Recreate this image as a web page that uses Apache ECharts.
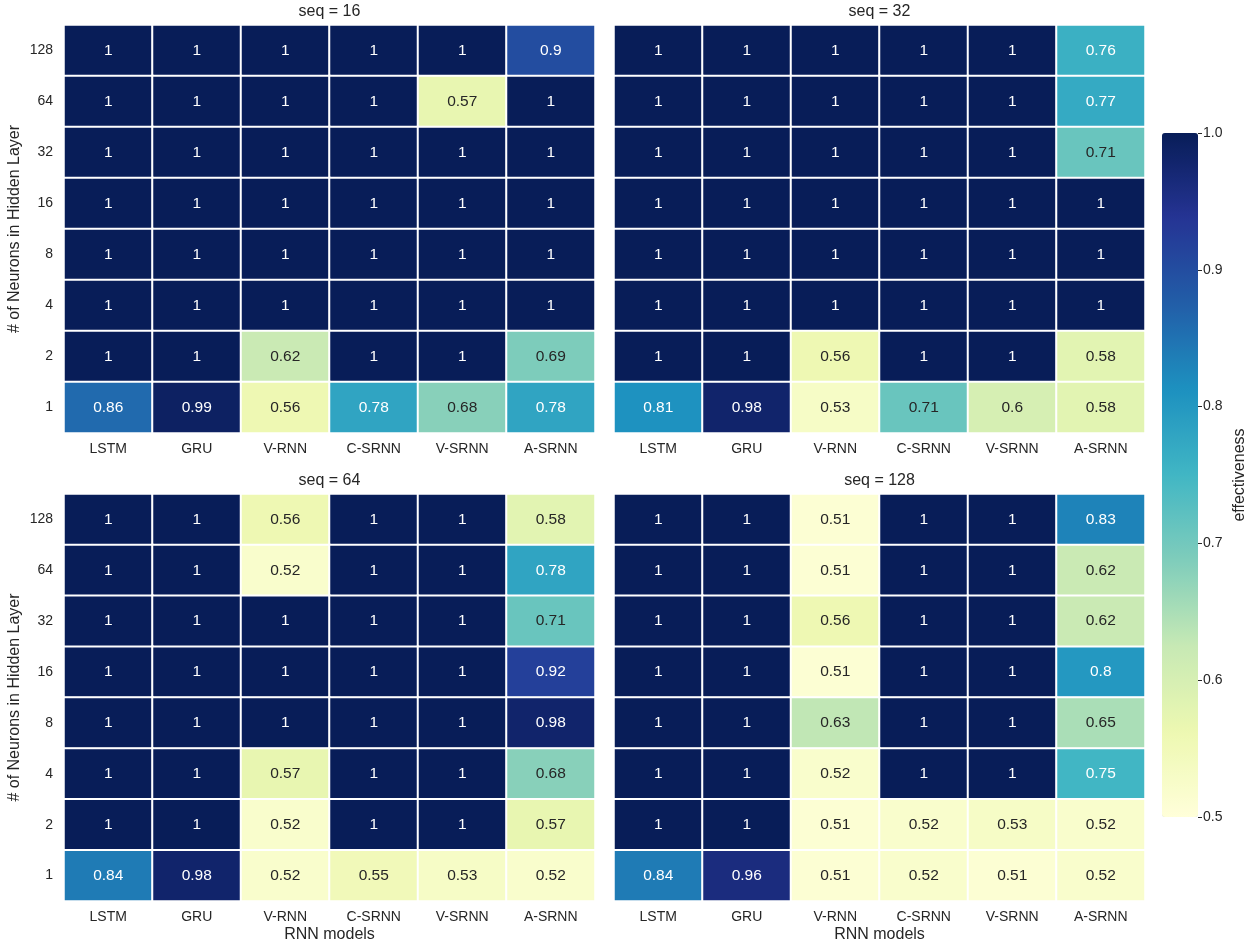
<!DOCTYPE html>
<html>
<head>
<meta charset="utf-8">
<script src="https://cdn.jsdelivr.net/npm/echarts@6/dist/echarts.min.js"></script>
<style>
  html, body { margin: 0; padding: 0; background: #fff; }
  #chart { width: 1254px; height: 944px; }
</style>
</head>
<body>
<div id="chart"></div>
<script>
// Model names along x, hidden-layer sizes along y (bottom to top)
const models = ['LSTM', 'GRU', 'V-RNN', 'C-SRNN', 'V-SRNN', 'A-SRNN'];
const neurons = ['1', '2', '4', '8', '16', '32', '64', '128'];
const seqTitles = ['seq = 16', 'seq = 32', 'seq = 64', 'seq = 128'];
const colorbarTicks = [0.5, 0.6, 0.7, 0.8, 0.9, 1.0];

// Effectiveness per panel, rows listed from 128 (top) down to 1 (bottom)
const seq16 = [
  [1, 1, 1, 1, 1, 0.9],
  [1, 1, 1, 1, 0.57, 1],
  [1, 1, 1, 1, 1, 1],
  [1, 1, 1, 1, 1, 1],
  [1, 1, 1, 1, 1, 1],
  [1, 1, 1, 1, 1, 1],
  [1, 1, 0.62, 1, 1, 0.69],
  [0.86, 0.99, 0.56, 0.78, 0.68, 0.78]
];
const seq32 = [
  [1, 1, 1, 1, 1, 0.76],
  [1, 1, 1, 1, 1, 0.77],
  [1, 1, 1, 1, 1, 0.71],
  [1, 1, 1, 1, 1, 1],
  [1, 1, 1, 1, 1, 1],
  [1, 1, 1, 1, 1, 1],
  [1, 1, 0.56, 1, 1, 0.58],
  [0.81, 0.98, 0.53, 0.71, 0.6, 0.58]
];
const seq64 = [
  [1, 1, 0.56, 1, 1, 0.58],
  [1, 1, 0.52, 1, 1, 0.78],
  [1, 1, 1, 1, 1, 0.71],
  [1, 1, 1, 1, 1, 0.92],
  [1, 1, 1, 1, 1, 0.98],
  [1, 1, 0.57, 1, 1, 0.68],
  [1, 1, 0.52, 1, 1, 0.57],
  [0.84, 0.98, 0.52, 0.55, 0.53, 0.52]
];
const seq128 = [
  [1, 1, 0.51, 1, 1, 0.83],
  [1, 1, 0.51, 1, 1, 0.62],
  [1, 1, 0.56, 1, 1, 0.62],
  [1, 1, 0.51, 1, 1, 0.8],
  [1, 1, 0.63, 1, 1, 0.65],
  [1, 1, 0.52, 1, 1, 0.75],
  [1, 1, 0.51, 0.52, 0.53, 0.52],
  [0.84, 0.96, 0.51, 0.52, 0.51, 0.52]
];
const panels = [seq16, seq32, seq64, seq128];

// YlGnBu colour ramp
const ylGnBu = ['#ffffd9', '#edf8b1', '#c7e9b4', '#7fcdbb', '#41b6c4',
                '#1d91c0', '#225ea8', '#253494', '#081d58'];

const FONT = '"Liberation Sans", Arial, sans-serif';
const TEXT = '#262626';

const gridBoxes = [
  { left: 64, top: 25, width: 531, height: 408 },
  { left: 614, top: 25, width: 531, height: 408 },
  { left: 64, top: 494, width: 531, height: 408 },
  { left: 614, top: 494, width: 531, height: 408 }
];

function toCells(rows) {
  const out = [];
  rows.forEach((row, r) => {
    const yi = neurons.length - 1 - r;
    row.forEach((v, xi) => {
      out.push({
        value: [xi, yi, v],
        label: { color: v >= 0.73 ? '#ffffff' : TEXT }
      });
    });
  });
  return out;
}

const grids = gridBoxes.map(b => Object.assign({ containLabel: false }, b));
grids.push({ left: 1162, top: 133, width: 36, height: 684 });

const xAxes = gridBoxes.map((b, i) => ({
  type: 'category', gridIndex: i, data: models,
  axisLine: { show: false }, axisTick: { show: false }, splitLine: { show: false },
  axisLabel: { color: TEXT, fontSize: 14, fontFamily: FONT, margin: 9 },
  name: i >= 2 ? 'RNN models' : '', nameLocation: 'middle', nameGap: 26,
  nameTextStyle: { color: TEXT, fontSize: 16, fontFamily: FONT }
}));
xAxes.push({ type: 'category', gridIndex: 4, data: [''], show: false });

const yAxes = gridBoxes.map((b, i) => ({
  type: 'category', gridIndex: i, data: neurons,
  axisLine: { show: false }, axisTick: { show: false }, splitLine: { show: false },
  axisLabel: { show: i % 2 === 0, color: TEXT, fontSize: 14, fontFamily: FONT, margin: 11 },
  name: i % 2 === 0 ? '# of Neurons in Hidden Layer' : '',
  nameLocation: 'middle', nameGap: 41, nameRotate: 90,
  nameTextStyle: { color: TEXT, fontSize: 16, fontFamily: FONT }
}));
yAxes.push({
  type: 'value', gridIndex: 4, position: 'right',
  min: colorbarTicks[0], max: colorbarTicks[colorbarTicks.length - 1], interval: 0.1,
  axisLine: { show: false }, splitLine: { show: false },
  axisTick: { show: true, length: 4, lineStyle: { color: TEXT, width: 1 } },
  axisLabel: { color: TEXT, fontSize: 14, fontFamily: FONT, margin: 5,
               formatter: v => Number(v).toFixed(1) },
  name: 'effectiveness', nameLocation: 'middle', nameGap: 34, nameRotate: 90,
  nameTextStyle: { color: TEXT, fontSize: 16, fontFamily: FONT }
});

const series = panels.map((rows, i) => ({
  type: 'heatmap', xAxisIndex: i, yAxisIndex: i,
  data: toCells(rows),
  itemStyle: { borderColor: '#ffffff', borderWidth: 2 },
  label: { show: true, fontSize: 15.5, fontFamily: FONT,
           formatter: p => String(p.value[2]) },
  emphasis: { disabled: true }
}));

const titles = gridBoxes.map((b, i) => ({
  text: seqTitles[i], padding: 0,
  left: b.left + b.width / 2, top: b.top - 21, textAlign: 'center',
  textStyle: { color: TEXT, fontSize: 16, fontWeight: 'normal', fontFamily: FONT }
}));

const chart = echarts.init(document.getElementById('chart'), null, { renderer: 'canvas' });
chart.setOption({
  backgroundColor: '#ffffff',
  animation: false,
  title: titles,
  grid: grids,
  xAxis: xAxes,
  yAxis: yAxes,
  visualMap: {
    type: 'continuous',
    min: colorbarTicks[0], max: colorbarTicks[colorbarTicks.length - 1],
    seriesIndex: [0, 1, 2, 3], dimension: 2,
    inRange: { color: ylGnBu },
    calculable: false, hoverLink: false,
    left: 1162, top: 133, itemWidth: 36, itemHeight: 684, padding: 0,
    orient: 'vertical'
  },
  series: series
});
</script>
</body>
</html>
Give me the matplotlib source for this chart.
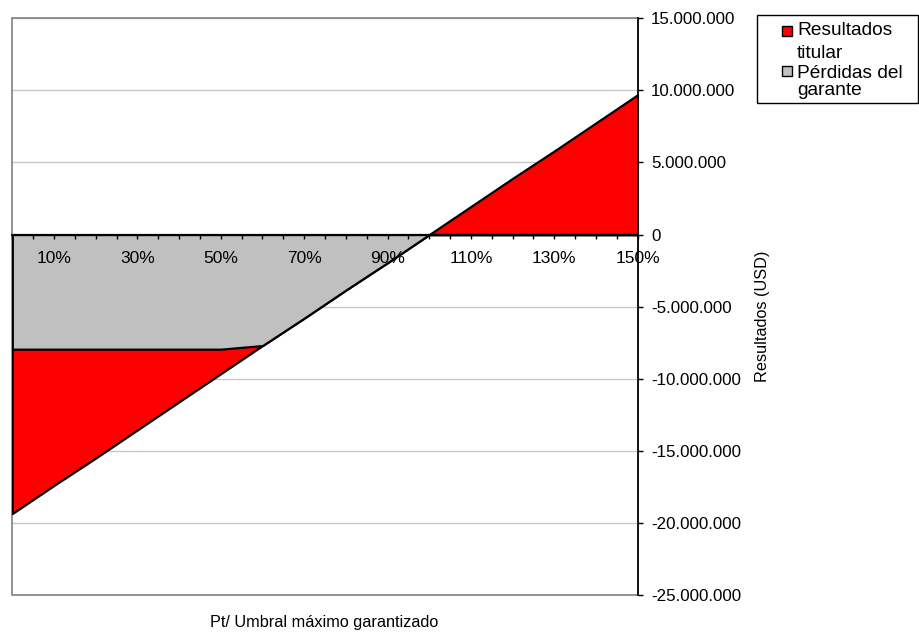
import numpy as np
import matplotlib.pyplot as plt
from matplotlib.patches import Rectangle

plt.rcParams['font.family'] = ['Liberation Sans', 'DejaVu Sans']

# Pt / umbral (%) y resultados en USD
pct = [0, 10, 20, 30, 40, 50, 60, 70, 80, 90, 100, 110, 120, 130, 140, 150]
resultado_titular = [-19.35e6, -17.4e6, -15.5e6, -13.55e6, -11.6e6, -9.65e6,
                     -7.7e6, -5.8e6, -3.85e6, -1.95e6, 0, 1.95e6, 3.9e6,
                     5.8e6, 7.75e6, 9.7e6]
perdida_garante = [-7.95e6, -7.95e6, -7.95e6, -7.95e6, -7.95e6, -7.95e6,
                   -7.7e6, -5.8e6, -3.85e6, -1.95e6, 0, 0, 0, 0, 0, 0]

x_label_pos = [10, 30, 50, 70, 90, 110, 130, 150]
x_labels = ['10%', '30%', '50%', '70%', '90%', '110%', '130%', '150%']
y_ticks = [-25e6, -20e6, -15e6, -10e6, -5e6, 0, 5e6, 10e6, 15e6]
y_labels = ['-25.000.000', '-20.000.000', '-15.000.000', '-10.000.000',
            '-5.000.000', '0', '5.000.000', '10.000.000', '15.000.000']

W, H = 919, 635
fig = plt.figure(figsize=(W / 100, H / 100), dpi=100)
ax = fig.add_axes([12.3 / W, 40 / H, 625.4 / W, 576.7 / H])

# areas: titular detras, garante delante
ax.fill_between(pct, resultado_titular, 0, facecolor='#ff0000',
                edgecolor='black', linewidth=1.6, zorder=2)
ax.fill_between(pct, perdida_garante, 0, facecolor='#c0c0c0',
                edgecolor='black', linewidth=1.6, zorder=3)

ax.set_xlim(0, 150)
ax.set_ylim(-25e6, 15e6)

# rejilla horizontal
for v in y_ticks:
    ax.axhline(v, color='#c8c8c8', linewidth=1, zorder=1)

# borde del area de trazado
ax.add_patch(Rectangle((0, 0), 1, 1, transform=ax.transAxes, fill=False,
                       edgecolor='#808080', linewidth=1.2, zorder=1,
                       clip_on=False))

ax.spines['top'].set_visible(False)
ax.spines['left'].set_visible(False)
ax.spines['right'].set_color('black')
ax.spines['right'].set_linewidth(1.2)
ax.spines['right'].set_zorder(5)
ax.spines['bottom'].set_position(('data', 0))
ax.spines['bottom'].set_color('black')
ax.spines['bottom'].set_linewidth(1.3)
ax.spines['bottom'].set_zorder(5)
ax.xaxis.set_zorder(6)
ax.yaxis.set_zorder(6)

ax.yaxis.tick_right()
ax.set_yticks(y_ticks)
ax.set_yticklabels(y_labels)
ax.tick_params(axis='y', direction='out', length=3.5, width=1, pad=6,
               labelsize=12.2, color='black')

ticks_x = np.arange(0, 151, 5)
ax.set_xticks(ticks_x)
ax.set_xticklabels(['' if t not in x_label_pos else x_labels[x_label_pos.index(t)]
                    for t in ticks_x])
ax.tick_params(axis='x', direction='out', length=3.2, width=1, pad=8.5,
               labelsize=12.5, color='black')

fig.text(324 / W, 1 - 622 / H, 'Pt/ Umbral máximo garantizado',
         ha='center', va='center', fontsize=11.7)
fig.text(763 / W, 1 - 316 / H, 'Resultados (USD)', rotation=90,
         ha='center', va='center', fontsize=11.7)

# leyenda
fig.add_artist(Rectangle((757 / W, 1 - 103 / H), 161 / W, 88 / H,
                         transform=fig.transFigure, fill=False,
                         edgecolor='black', linewidth=1))
fig.add_artist(Rectangle((782 / W, 1 - 36 / H), 10 / W, 10 / H,
                         transform=fig.transFigure, facecolor='#ff0000',
                         edgecolor='black', linewidth=1))
fig.add_artist(Rectangle((782 / W, 1 - 76 / H), 10 / W, 10 / H,
                         transform=fig.transFigure, facecolor='#c0c0c0',
                         edgecolor='black', linewidth=1))
for txt, base in [('Resultados', 35), ('titular', 58),
                  ('Pérdidas del', 78), ('garante', 95)]:
    fig.text(797 / W, 1 - base / H, txt, va='baseline', ha='left',
             fontsize=13.8)

fig.savefig('out.png', dpi=100)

***

[Task]:
Copy exactly the part of the material above that opens with the line containing "Give me the matplotlib source for this chart." and closes with the line containing "ax.yaxis.set_zorder(6)", ends included. Drop the images.

[Task answer]:
Give me the matplotlib source for this chart.
import numpy as np
import matplotlib.pyplot as plt
from matplotlib.patches import Rectangle

plt.rcParams['font.family'] = ['Liberation Sans', 'DejaVu Sans']

# Pt / umbral (%) y resultados en USD
pct = [0, 10, 20, 30, 40, 50, 60, 70, 80, 90, 100, 110, 120, 130, 140, 150]
resultado_titular = [-19.35e6, -17.4e6, -15.5e6, -13.55e6, -11.6e6, -9.65e6,
                     -7.7e6, -5.8e6, -3.85e6, -1.95e6, 0, 1.95e6, 3.9e6,
                     5.8e6, 7.75e6, 9.7e6]
perdida_garante = [-7.95e6, -7.95e6, -7.95e6, -7.95e6, -7.95e6, -7.95e6,
                   -7.7e6, -5.8e6, -3.85e6, -1.95e6, 0, 0, 0, 0, 0, 0]

x_label_pos = [10, 30, 50, 70, 90, 110, 130, 150]
x_labels = ['10%', '30%', '50%', '70%', '90%', '110%', '130%', '150%']
y_ticks = [-25e6, -20e6, -15e6, -10e6, -5e6, 0, 5e6, 10e6, 15e6]
y_labels = ['-25.000.000', '-20.000.000', '-15.000.000', '-10.000.000',
            '-5.000.000', '0', '5.000.000', '10.000.000', '15.000.000']

W, H = 919, 635
fig = plt.figure(figsize=(W / 100, H / 100), dpi=100)
ax = fig.add_axes([12.3 / W, 40 / H, 625.4 / W, 576.7 / H])

# areas: titular detras, garante delante
ax.fill_between(pct, resultado_titular, 0, facecolor='#ff0000',
                edgecolor='black', linewidth=1.6, zorder=2)
ax.fill_between(pct, perdida_garante, 0, facecolor='#c0c0c0',
                edgecolor='black', linewidth=1.6, zorder=3)

ax.set_xlim(0, 150)
ax.set_ylim(-25e6, 15e6)

# rejilla horizontal
for v in y_ticks:
    ax.axhline(v, color='#c8c8c8', linewidth=1, zorder=1)

# borde del area de trazado
ax.add_patch(Rectangle((0, 0), 1, 1, transform=ax.transAxes, fill=False,
                       edgecolor='#808080', linewidth=1.2, zorder=1,
                       clip_on=False))

ax.spines['top'].set_visible(False)
ax.spines['left'].set_visible(False)
ax.spines['right'].set_color('black')
ax.spines['right'].set_linewidth(1.2)
ax.spines['right'].set_zorder(5)
ax.spines['bottom'].set_position(('data', 0))
ax.spines['bottom'].set_color('black')
ax.spines['bottom'].set_linewidth(1.3)
ax.spines['bottom'].set_zorder(5)
ax.xaxis.set_zorder(6)
ax.yaxis.set_zorder(6)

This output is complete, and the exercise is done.